— start Stored data —
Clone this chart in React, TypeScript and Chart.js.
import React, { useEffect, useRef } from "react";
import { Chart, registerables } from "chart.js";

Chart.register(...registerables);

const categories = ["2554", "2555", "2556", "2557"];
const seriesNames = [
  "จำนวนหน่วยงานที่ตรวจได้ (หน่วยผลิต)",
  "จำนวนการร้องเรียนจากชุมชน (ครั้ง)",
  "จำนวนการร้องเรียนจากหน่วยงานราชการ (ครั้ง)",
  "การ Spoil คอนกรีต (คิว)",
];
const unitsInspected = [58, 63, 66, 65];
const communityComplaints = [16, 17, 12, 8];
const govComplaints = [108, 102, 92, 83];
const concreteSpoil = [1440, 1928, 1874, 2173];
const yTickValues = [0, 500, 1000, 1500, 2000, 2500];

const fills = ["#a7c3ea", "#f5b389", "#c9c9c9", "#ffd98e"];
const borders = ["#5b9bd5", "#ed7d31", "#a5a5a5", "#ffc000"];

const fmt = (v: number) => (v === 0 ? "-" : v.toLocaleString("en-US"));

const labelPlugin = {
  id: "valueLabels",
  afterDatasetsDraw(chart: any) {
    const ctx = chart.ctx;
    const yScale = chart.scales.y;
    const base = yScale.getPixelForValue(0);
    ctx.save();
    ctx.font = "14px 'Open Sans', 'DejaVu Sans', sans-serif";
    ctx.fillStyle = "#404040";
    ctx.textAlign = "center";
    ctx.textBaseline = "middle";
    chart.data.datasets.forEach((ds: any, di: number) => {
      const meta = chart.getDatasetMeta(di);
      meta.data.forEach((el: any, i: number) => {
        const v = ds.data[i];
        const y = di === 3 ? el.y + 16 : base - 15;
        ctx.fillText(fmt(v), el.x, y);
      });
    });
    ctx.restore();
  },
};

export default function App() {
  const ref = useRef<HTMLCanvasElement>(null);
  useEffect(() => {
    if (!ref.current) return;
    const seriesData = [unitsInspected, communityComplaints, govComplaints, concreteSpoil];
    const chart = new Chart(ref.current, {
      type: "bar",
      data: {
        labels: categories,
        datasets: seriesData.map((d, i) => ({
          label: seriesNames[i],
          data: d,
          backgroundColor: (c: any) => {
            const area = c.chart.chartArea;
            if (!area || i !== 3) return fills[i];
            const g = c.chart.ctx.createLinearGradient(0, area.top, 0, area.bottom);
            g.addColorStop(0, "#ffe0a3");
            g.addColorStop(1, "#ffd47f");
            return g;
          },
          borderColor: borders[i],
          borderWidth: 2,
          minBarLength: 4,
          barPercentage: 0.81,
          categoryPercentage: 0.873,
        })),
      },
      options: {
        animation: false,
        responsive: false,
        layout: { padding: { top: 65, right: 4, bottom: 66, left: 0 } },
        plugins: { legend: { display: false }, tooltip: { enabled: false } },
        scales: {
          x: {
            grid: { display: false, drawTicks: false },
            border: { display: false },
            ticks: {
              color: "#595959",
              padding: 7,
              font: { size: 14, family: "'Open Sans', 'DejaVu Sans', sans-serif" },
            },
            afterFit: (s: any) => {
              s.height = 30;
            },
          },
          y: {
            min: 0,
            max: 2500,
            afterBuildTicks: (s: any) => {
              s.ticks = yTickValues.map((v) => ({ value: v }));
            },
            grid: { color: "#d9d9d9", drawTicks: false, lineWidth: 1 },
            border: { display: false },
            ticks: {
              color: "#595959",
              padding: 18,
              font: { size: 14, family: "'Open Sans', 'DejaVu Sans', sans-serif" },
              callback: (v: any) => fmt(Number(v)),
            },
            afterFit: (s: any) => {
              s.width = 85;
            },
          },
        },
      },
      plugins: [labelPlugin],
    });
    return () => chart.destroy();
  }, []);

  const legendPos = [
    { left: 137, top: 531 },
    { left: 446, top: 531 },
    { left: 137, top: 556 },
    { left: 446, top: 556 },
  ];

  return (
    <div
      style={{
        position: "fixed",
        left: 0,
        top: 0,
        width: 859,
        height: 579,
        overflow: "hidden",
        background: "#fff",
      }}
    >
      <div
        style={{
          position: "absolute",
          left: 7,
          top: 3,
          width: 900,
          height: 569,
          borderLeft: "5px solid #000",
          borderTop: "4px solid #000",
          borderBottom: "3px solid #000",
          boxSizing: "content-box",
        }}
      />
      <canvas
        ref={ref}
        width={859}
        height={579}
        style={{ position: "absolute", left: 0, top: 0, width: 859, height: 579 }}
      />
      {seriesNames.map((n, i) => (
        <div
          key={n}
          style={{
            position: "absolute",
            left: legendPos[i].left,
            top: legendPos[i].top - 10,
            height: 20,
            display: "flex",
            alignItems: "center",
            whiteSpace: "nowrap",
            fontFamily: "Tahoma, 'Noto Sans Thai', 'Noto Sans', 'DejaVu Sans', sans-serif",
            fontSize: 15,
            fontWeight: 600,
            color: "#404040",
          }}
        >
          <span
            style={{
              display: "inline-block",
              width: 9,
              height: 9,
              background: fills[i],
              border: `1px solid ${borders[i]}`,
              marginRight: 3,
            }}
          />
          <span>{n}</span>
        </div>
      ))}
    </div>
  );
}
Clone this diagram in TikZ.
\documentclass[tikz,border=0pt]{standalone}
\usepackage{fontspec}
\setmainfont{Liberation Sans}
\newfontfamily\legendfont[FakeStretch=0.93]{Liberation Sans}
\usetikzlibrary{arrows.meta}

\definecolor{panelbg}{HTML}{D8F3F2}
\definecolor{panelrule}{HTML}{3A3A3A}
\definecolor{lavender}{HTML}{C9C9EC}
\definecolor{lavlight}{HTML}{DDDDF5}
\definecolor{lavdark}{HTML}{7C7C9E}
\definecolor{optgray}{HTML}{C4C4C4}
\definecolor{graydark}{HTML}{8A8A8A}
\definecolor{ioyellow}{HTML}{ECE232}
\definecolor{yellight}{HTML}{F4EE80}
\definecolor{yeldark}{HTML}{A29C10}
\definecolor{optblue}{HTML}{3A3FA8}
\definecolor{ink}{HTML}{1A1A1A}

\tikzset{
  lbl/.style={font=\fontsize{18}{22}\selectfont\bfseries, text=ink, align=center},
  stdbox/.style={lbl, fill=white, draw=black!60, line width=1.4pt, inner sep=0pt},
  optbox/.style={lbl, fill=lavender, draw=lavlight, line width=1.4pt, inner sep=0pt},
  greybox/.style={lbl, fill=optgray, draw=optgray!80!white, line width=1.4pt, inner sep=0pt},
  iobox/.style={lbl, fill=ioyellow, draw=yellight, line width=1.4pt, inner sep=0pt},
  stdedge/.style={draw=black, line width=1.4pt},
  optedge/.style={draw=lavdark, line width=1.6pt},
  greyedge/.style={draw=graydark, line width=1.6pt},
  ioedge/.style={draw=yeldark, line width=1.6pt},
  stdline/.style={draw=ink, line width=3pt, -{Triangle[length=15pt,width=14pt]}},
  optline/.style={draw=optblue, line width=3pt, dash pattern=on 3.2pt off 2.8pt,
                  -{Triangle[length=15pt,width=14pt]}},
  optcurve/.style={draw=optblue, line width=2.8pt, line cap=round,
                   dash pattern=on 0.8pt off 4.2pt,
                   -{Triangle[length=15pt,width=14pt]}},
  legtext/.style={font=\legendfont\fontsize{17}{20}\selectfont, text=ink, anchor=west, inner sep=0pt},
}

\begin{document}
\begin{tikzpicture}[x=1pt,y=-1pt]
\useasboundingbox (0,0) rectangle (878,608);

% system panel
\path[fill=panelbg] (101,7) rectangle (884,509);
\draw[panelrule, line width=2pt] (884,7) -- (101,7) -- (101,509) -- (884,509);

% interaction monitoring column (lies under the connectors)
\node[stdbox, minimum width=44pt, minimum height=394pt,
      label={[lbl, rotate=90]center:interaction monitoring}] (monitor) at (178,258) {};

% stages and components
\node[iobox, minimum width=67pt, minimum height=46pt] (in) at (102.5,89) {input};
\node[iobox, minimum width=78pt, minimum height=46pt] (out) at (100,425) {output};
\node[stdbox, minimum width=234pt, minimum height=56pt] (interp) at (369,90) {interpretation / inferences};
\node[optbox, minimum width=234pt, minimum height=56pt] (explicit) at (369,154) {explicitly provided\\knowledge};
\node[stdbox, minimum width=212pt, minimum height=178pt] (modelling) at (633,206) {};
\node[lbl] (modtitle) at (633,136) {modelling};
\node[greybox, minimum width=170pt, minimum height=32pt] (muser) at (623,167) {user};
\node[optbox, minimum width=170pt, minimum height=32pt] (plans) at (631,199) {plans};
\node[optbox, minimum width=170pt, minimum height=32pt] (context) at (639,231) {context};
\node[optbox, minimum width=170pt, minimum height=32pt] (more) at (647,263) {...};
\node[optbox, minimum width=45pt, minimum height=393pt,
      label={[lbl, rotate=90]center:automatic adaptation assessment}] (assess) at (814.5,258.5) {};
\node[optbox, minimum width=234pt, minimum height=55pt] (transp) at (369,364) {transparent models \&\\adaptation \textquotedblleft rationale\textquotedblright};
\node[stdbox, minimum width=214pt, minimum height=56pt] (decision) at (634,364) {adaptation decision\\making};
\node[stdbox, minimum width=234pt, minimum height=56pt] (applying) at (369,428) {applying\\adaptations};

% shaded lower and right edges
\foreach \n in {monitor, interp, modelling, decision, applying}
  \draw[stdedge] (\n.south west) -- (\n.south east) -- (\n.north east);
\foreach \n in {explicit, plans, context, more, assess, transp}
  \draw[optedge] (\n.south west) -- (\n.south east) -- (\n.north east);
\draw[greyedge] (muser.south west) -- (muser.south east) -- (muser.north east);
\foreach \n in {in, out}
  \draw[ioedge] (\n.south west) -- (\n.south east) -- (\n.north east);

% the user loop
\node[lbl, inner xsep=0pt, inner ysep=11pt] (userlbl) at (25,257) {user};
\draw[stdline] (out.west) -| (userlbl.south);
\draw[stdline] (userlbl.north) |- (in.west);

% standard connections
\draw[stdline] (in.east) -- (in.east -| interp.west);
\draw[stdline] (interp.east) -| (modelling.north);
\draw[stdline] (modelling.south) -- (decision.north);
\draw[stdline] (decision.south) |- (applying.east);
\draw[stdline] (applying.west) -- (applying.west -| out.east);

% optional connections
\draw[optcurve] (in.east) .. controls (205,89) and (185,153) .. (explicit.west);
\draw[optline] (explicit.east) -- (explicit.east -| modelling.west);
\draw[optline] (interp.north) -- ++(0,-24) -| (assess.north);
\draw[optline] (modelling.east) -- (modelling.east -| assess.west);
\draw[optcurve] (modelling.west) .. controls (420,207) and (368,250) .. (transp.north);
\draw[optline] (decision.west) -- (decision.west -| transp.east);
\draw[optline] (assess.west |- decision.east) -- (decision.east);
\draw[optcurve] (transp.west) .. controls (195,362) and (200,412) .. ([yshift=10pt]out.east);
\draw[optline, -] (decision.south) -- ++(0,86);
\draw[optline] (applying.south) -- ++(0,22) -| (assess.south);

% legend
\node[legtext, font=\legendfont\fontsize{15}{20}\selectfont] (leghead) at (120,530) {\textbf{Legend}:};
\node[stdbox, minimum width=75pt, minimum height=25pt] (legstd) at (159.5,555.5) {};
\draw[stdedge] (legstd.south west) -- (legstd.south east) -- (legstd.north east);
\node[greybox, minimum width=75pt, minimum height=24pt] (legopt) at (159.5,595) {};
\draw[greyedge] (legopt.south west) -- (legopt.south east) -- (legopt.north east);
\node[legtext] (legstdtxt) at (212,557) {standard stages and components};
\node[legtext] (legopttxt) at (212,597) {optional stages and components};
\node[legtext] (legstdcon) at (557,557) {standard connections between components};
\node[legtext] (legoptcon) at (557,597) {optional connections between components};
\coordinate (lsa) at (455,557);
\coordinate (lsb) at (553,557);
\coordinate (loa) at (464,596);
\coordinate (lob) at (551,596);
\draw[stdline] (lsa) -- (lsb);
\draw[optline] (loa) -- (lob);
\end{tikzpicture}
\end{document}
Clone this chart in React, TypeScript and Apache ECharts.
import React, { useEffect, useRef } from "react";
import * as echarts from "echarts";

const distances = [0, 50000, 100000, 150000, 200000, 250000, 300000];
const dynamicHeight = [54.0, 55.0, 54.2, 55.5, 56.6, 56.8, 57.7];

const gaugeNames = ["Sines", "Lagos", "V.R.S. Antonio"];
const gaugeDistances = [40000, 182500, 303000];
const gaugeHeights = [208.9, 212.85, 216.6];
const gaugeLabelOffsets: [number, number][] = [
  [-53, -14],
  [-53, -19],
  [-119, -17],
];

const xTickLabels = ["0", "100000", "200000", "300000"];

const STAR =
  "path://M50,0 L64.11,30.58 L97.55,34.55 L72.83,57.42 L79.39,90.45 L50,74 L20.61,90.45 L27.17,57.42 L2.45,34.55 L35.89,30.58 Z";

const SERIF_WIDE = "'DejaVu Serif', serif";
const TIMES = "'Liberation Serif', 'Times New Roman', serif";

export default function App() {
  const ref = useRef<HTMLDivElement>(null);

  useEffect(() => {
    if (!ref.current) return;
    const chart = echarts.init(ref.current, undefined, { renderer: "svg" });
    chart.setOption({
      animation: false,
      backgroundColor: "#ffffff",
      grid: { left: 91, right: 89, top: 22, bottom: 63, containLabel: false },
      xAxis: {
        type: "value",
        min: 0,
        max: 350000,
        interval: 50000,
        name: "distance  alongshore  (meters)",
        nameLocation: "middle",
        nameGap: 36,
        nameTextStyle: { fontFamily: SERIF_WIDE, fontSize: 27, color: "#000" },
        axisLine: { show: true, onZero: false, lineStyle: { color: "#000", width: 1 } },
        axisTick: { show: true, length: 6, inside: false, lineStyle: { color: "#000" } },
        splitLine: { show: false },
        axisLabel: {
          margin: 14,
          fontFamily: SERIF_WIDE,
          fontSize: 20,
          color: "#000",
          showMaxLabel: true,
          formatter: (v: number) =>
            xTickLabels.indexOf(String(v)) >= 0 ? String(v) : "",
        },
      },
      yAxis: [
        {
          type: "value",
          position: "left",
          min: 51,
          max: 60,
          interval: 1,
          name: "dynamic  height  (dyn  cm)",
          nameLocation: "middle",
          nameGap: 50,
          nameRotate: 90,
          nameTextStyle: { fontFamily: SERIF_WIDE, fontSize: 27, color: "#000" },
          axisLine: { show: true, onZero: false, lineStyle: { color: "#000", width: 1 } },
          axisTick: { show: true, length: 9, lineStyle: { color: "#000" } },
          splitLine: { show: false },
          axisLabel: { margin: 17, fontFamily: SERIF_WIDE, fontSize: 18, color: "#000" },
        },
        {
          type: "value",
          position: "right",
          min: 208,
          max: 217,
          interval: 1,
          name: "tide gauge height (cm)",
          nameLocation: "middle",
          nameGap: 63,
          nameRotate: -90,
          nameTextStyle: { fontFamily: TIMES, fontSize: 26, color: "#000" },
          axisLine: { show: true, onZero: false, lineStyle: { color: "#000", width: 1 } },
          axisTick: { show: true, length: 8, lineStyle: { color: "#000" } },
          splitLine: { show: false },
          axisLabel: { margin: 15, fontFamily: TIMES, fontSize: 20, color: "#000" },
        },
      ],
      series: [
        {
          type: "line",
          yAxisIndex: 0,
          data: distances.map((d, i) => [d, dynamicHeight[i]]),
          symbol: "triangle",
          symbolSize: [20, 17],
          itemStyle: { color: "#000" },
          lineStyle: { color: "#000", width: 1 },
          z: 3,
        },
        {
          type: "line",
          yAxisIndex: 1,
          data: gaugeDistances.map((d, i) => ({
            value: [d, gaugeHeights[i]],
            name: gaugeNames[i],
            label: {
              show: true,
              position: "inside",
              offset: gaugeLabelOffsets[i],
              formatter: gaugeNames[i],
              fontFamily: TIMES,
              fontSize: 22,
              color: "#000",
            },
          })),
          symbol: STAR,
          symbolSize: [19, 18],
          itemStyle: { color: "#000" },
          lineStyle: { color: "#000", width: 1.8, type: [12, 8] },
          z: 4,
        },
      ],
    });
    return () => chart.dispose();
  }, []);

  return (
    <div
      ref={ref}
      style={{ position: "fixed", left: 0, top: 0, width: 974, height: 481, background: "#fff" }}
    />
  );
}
— end Stored data —
Your goal: Extract, please, the lines from the start of the entries above through the one with "const fmt = (v: number)", both included, reproducing each exactly and adding nothing.

Task output:
Clone this chart in React, TypeScript and Chart.js.
import React, { useEffect, useRef } from "react";
import { Chart, registerables } from "chart.js";

Chart.register(...registerables);

const categories = ["2554", "2555", "2556", "2557"];
const seriesNames = [
  "จำนวนหน่วยงานที่ตรวจได้ (หน่วยผลิต)",
  "จำนวนการร้องเรียนจากชุมชน (ครั้ง)",
  "จำนวนการร้องเรียนจากหน่วยงานราชการ (ครั้ง)",
  "การ Spoil คอนกรีต (คิว)",
];
const unitsInspected = [58, 63, 66, 65];
const communityComplaints = [16, 17, 12, 8];
const govComplaints = [108, 102, 92, 83];
const concreteSpoil = [1440, 1928, 1874, 2173];
const yTickValues = [0, 500, 1000, 1500, 2000, 2500];

const fills = ["#a7c3ea", "#f5b389", "#c9c9c9", "#ffd98e"];
const borders = ["#5b9bd5", "#ed7d31", "#a5a5a5", "#ffc000"];

const fmt = (v: number) => (v === 0 ? "-" : v.toLocaleString("en-US"));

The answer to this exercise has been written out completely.